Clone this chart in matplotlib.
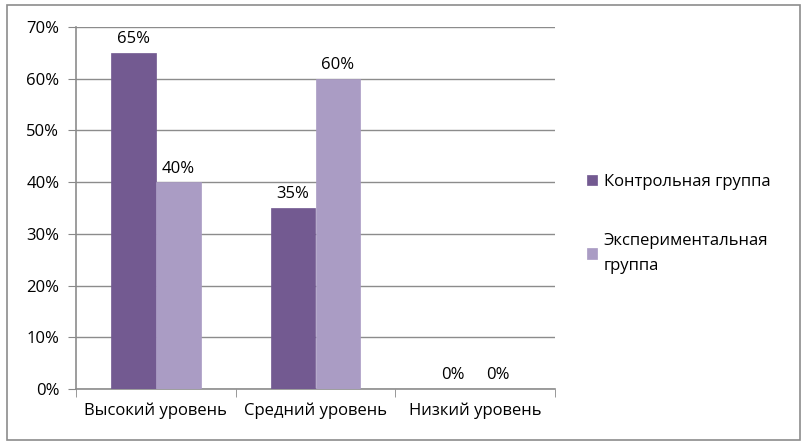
::::
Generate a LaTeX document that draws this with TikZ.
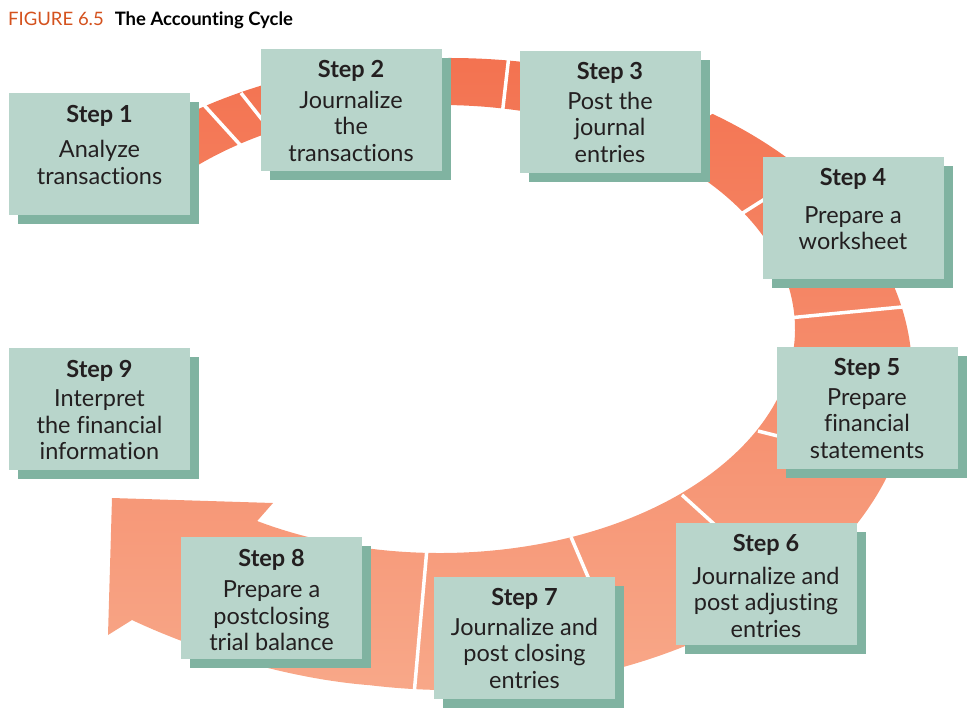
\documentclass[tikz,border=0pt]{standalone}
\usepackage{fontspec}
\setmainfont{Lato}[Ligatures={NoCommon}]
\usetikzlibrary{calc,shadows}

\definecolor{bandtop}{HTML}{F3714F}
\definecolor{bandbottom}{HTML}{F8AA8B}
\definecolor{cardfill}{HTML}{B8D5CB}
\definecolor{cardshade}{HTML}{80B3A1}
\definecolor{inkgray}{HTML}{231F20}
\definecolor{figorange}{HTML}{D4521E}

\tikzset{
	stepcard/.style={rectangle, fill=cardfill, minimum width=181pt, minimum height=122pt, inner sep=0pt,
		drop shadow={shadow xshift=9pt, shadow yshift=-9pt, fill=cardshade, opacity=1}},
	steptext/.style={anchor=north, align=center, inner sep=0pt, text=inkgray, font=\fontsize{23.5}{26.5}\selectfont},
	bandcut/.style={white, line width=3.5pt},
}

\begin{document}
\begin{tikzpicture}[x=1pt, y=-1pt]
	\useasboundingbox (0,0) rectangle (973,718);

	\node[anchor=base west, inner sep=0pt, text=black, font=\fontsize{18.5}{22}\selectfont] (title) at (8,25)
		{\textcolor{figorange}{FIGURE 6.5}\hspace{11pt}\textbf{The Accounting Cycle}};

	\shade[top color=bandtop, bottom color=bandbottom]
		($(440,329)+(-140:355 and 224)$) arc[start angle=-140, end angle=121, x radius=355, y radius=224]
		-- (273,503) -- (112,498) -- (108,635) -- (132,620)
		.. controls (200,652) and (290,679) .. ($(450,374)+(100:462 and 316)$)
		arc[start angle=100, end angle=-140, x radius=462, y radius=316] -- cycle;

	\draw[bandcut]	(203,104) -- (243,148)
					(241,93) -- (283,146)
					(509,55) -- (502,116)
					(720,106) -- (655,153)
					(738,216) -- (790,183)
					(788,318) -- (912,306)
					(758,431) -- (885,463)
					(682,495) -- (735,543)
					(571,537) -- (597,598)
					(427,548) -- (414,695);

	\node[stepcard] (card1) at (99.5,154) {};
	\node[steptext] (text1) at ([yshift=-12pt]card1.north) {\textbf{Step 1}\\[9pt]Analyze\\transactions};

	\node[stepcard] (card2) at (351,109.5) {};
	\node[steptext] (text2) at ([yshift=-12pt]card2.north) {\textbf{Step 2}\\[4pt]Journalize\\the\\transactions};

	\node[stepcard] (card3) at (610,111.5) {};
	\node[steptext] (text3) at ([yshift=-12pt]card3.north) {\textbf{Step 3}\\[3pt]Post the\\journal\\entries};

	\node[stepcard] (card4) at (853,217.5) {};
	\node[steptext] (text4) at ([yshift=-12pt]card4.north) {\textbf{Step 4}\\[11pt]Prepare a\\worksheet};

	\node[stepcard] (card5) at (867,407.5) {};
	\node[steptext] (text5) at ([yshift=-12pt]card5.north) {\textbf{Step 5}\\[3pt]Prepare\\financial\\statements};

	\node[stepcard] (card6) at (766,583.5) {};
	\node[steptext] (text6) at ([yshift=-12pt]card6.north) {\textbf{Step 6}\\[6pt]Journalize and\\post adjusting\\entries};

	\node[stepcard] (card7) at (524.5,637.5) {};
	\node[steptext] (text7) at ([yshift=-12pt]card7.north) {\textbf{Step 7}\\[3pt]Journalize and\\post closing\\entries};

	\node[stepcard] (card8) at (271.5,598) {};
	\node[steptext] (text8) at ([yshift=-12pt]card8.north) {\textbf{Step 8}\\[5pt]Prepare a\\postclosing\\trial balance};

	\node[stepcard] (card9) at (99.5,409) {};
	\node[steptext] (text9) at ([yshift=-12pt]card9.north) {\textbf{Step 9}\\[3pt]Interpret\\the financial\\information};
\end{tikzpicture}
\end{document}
::::
**Exercise aim:**
Find the word "this" in the entries above and gather every line that holds it.

**Task solution:**
Clone this chart in matplotlib.
Generate a LaTeX document that draws this with TikZ.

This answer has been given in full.